Alright. Thank you for that. Just a quick follow-up on the bridal category. Were your unit growths in the quarter comparable to industry or did you exceed industry trends- with respect to engagement rings?
We believe that, based on external indicators, we are gaining traction in the bridal space. Google searches related to engagements and related topics are up. So we are pleased with what we’re seeing in the bridal category of our business.
Alright. And just one last follow-up: could you indicate what share of your bridal sales were lab-grown in the quarter?
Basically, in the mid-30s range for us. This is up from last year, as you might expect from our core banner sales, particularly at Kay, where we had lower penetration at some of the lower price points in lab. We've improved the assortment architecture related to that. While doing so, we were still able to see an increase in bridal AUR, reflecting the balance between natural and lab-grown.
Thank you very much.
And we have no further questions at this time. I would like to turn it back to J.K. Symancyk for closing remarks.

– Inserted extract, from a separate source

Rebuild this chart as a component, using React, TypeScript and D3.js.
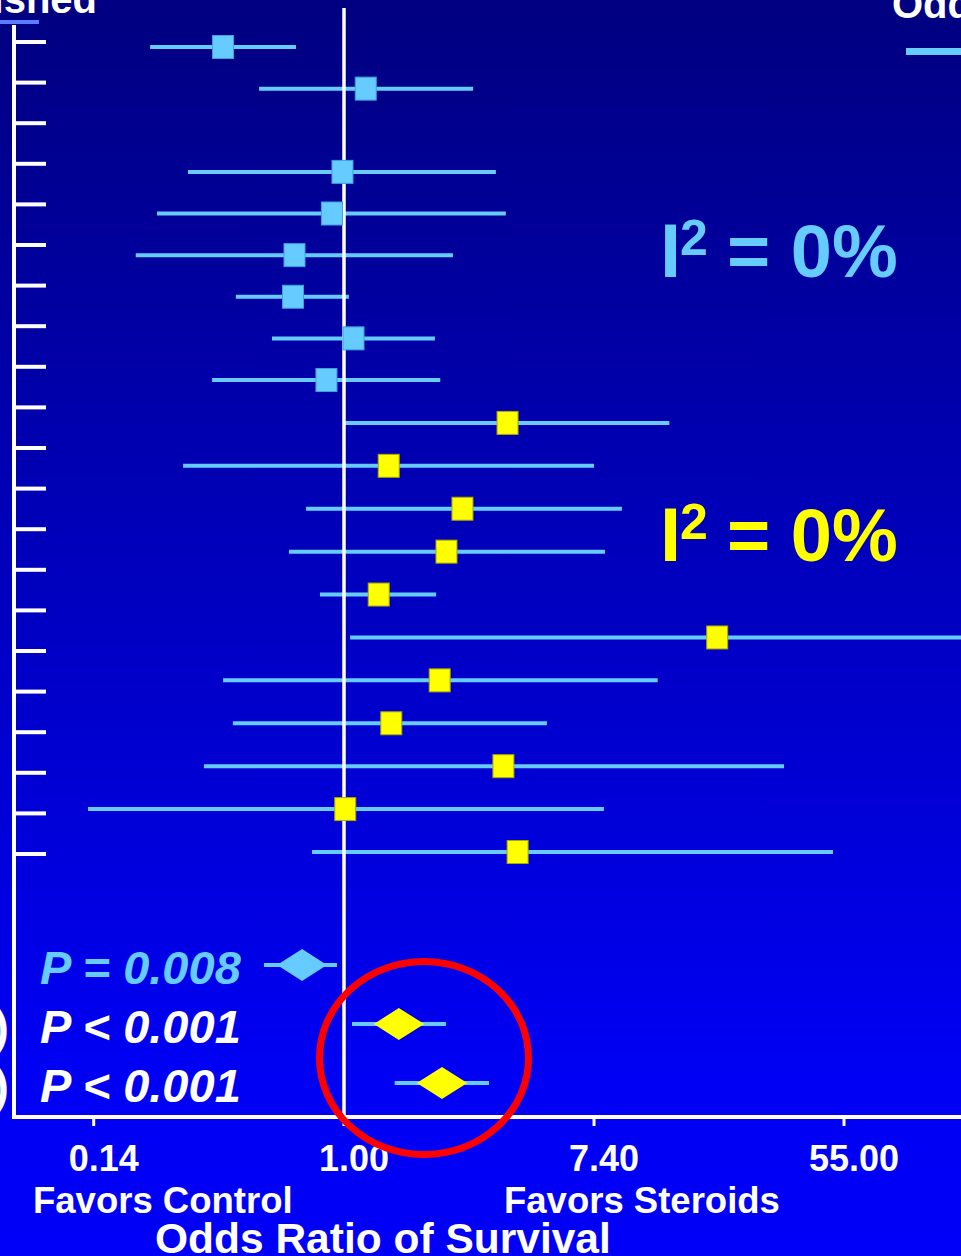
import React, { useLayoutEffect } from "react";
import * as d3 from "d3";

const W = 961;
const H = 1256;

// Individual studies, top to bottom (null = blank row)
const rowGroup = [0, 0, 0, 0, 0, 0, 0, 0, 0, 1, 1, 1, 1, 1, 1, 1, 1, 1, 1, 1];
const rowEstimate = [0.38, 1.19, null, 0.988, 0.908, 0.673, 0.665, 1.079, 0.869, 3.7, 1.43, 2.58, 2.27, 1.32, 19.8, 2.15, 1.46, 3.58, 1.01, 4.01];
const rowLower = [0.212, 0.507, null, 0.287, 0.224, 0.189, 0.421, 0.562, 0.348, 1.008, 0.276, 0.738, 0.644, 0.825, 1.05, 0.38, 0.411, 0.326, 0.129, 0.774];
const rowUpper = [0.681, 2.81, null, 3.37, 3.65, 2.39, 1.04, 2.07, 2.16, 13.5, 7.39, 9.24, 8.07, 2.09, 300, 12.3, 5.07, 33.8, 8.0, 50.0];

// Pooled estimates
const pooledLabel = ["P = 0.008", "P < 0.001", "P < 0.001"];
const pooledGroup = [0, 1, 1];
const pooledEstimate = [0.715, 1.55, 2.19];
const pooledLower = [0.585, 1.27, 1.79];
const pooledUpper = [0.873, 1.9, 2.68];
const pooledPredLower = [0.527, 1.066, 1.5];
const pooledPredUpper = [0.946, 2.26, 3.19];

// Heterogeneity per group
const heterogeneity = ["0%", "0%"];

// Axis
const axisTicks = [0.135, 1, 7.39, 54.6];
const axisTickLabels = ["0.14", "1.00", "7.40", "55.00"];
const leftTickCount = 21;

const groupFill = ["#66ccff", "#ffff00"];
const groupEdge = ["#3f9fe0", "#a8a800"];
const lineColor = "#66ccff";
const FONT = "'Liberation Sans', Arial, Helvetica, sans-serif";

export default function App() {
  useLayoutEffect(() => {
    document.body.style.margin = "0";
  }, []);

  const x = d3.scaleLog().domain([1, 54.6]).range([344, 844]);
  // first group rows sit a little tighter than the second group
  const lastFirst = rowGroup.lastIndexOf(0);
  const y = d3.scaleLinear().domain([0, lastFirst, rowEstimate.length - 1]).range([47, 380, 852]);
  const yTick = d3.scalePoint<number>().domain(d3.range(leftTickCount)).range([42, 854]);
  const yPooled = d3.scalePoint<number>().domain(d3.range(pooledEstimate.length)).range([965, 1083]);

  const axisY = 1117;
  const axisX = 14;
  const sqW = 21;
  const sqH = 23;
  const dHalf = 16;

  const diamond = (i: number) => {
    const cy = yPooled(i)!;
    const p = d3.path();
    p.moveTo(x(pooledLower[i]), cy);
    p.lineTo(x(pooledEstimate[i]), cy - dHalf);
    p.lineTo(x(pooledUpper[i]), cy);
    p.lineTo(x(pooledEstimate[i]), cy + dHalf);
    p.closePath();
    return p.toString();
  };

  const i2Base = [277, 561];

  return (
    <svg width={W} height={H} viewBox={`0 0 ${W} ${H}`} style={{ display: "block" }} fontFamily={FONT}>
      <defs>
        <linearGradient id="bg" x1="0" y1="0" x2="0" y2="1">
          <stop offset="0" stopColor="#000080" />
          <stop offset="0.85" stopColor="#0000f3" />
          <stop offset="1" stopColor="#0000f8" />
        </linearGradient>
      </defs>
      <rect x={0} y={0} width={W} height={H} fill="url(#bg)" />

      {/* heading fragments */}
      <text x={97} y={13} textAnchor="end" fill="#fff" fontWeight="bold" fontSize={40}>Published</text>
      <rect x={0} y={20} width={39} height={4} fill="#5b7cff" />
      <text x={892} y={18} fill="#fff" fontWeight="bold" fontSize={40}>Odds Ratio</text>
      <line x1={906} x2={W} y1={51.5} y2={51.5} stroke={lineColor} strokeWidth={7} />

      {/* left axis with ticks */}
      <line x1={axisX} x2={axisX} y1={25} y2={axisY + 2} stroke="#fff" strokeWidth={4} />
      {d3.range(leftTickCount).map((i) => (
        <line key={`lt${i}`} x1={axisX} x2={46} y1={yTick(i)} y2={yTick(i)} stroke="#fff" strokeWidth={4} />
      ))}

      {/* bottom axis */}
      <line x1={axisX - 2} x2={W} y1={axisY} y2={axisY} stroke="#fff" strokeWidth={4} />
      {axisTicks.map((t, i) => (
        <line key={`bt${i}`} x1={x(t)} x2={x(t)} y1={axisY} y2={axisY + 9} stroke="#fff" strokeWidth={3} />
      ))}
      {axisTicks.map((t, i) => (
        <text key={`bl${i}`} x={x(t) + 10} y={1171} textAnchor="middle" fill="#fff" fontWeight="bold" fontSize={36}>
          {axisTickLabels[i]}
        </text>
      ))}
      <text x={33} y={1213} fill="#fff" fontWeight="bold" fontSize={36.5}>Favors Control</text>
      <text x={504} y={1213} fill="#fff" fontWeight="bold" fontSize={36.5}>Favors Steroids</text>
      <text x={155} y={1253} fill="#fff" fontWeight="bold" fontSize={42.5}>Odds Ratio of Survival</text>

      {/* confidence intervals */}
      {rowEstimate.map((e, i) =>
        e == null ? null : (
          <line key={`ci${i}`} x1={x(rowLower[i]!)} x2={x(rowUpper[i]!)} y1={y(i)} y2={y(i)} stroke={lineColor} strokeWidth={4} />
        )
      )}

      {/* line of no effect */}
      <line x1={x(1)} x2={x(1)} y1={8} y2={axisY} stroke="#fff" strokeWidth={3.5} />

      {/* point estimates */}
      {rowEstimate.map((e, i) =>
        e == null ? null : (
          <rect
            key={`pt${i}`}
            x={x(e) - sqW / 2}
            y={y(i) - sqH / 2}
            width={sqW}
            height={sqH}
            fill={groupFill[rowGroup[i]]}
            stroke={groupEdge[rowGroup[i]]}
            strokeWidth={1}
          />
        )
      )}

      {/* pooled estimates */}
      {pooledEstimate.map((_, i) => (
        <g key={`pool${i}`}>
          <line x1={x(pooledPredLower[i])} x2={x(pooledPredUpper[i])} y1={yPooled(i)} y2={yPooled(i)} stroke={lineColor} strokeWidth={4} />
          <path d={diamond(i)} fill={groupFill[pooledGroup[i]]} />
          <text
            x={40}
            y={yPooled(i)! + 19}
            fill={pooledGroup[i] === 0 ? groupFill[0] : "#fff"}
            fontWeight="bold"
            fontStyle="italic"
            fontSize={47}
          >
            {pooledLabel[i]}
          </text>
        </g>
      ))}
      {[1, 2].map((i) => (
        <text key={`par${i}`} x={9} y={yPooled(i)! + 19} textAnchor="end" fill="#fff" fontWeight="bold" fontSize={47}>)</text>
      ))}

      {/* heterogeneity */}
      {heterogeneity.map((h, g) => (
        <g key={`i2${g}`} fill={groupFill[g]} fontWeight="bold">
          <text x={660} y={i2Base[g]} fontSize={76}>I</text>
          <text x={680} y={i2Base[g] - 22} fontSize={50}>2</text>
          <text x={727} y={i2Base[g]} fontSize={74}>{`= ${h}`}</text>
        </g>
      ))}

      {/* highlight ring */}
      <ellipse cx={424} cy={1058} rx={104.5} ry={96.5} fill="none" stroke="#ff0000" strokeWidth={7} />
    </svg>
  );
}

Okay. Well, in closing today, I’d really like to thank our team again, as well as our other key stakeholders, including our vendors, banking partners, and the investment community. I'm so proud of our team for striking the right balance between solid foundational strategy work and remaining focused on execution to deliver results in a dynamic environment, allowing us to meet both short and long-term goals. I’m encouraged by the extensive time I've spent with our strategic vendors who are committed to the Grow Brand Love strategy. I'm excited about the commitment of all of our stakeholders as we continue to build momentum on our Grow Brand Love strategy. Thank you all for your time today. We look forward to providing additional updates and further progress throughout the year.
Thank you. And ladies and gentlemen, this concludes today's conference call. Thank you all for participating. You may now disconnect.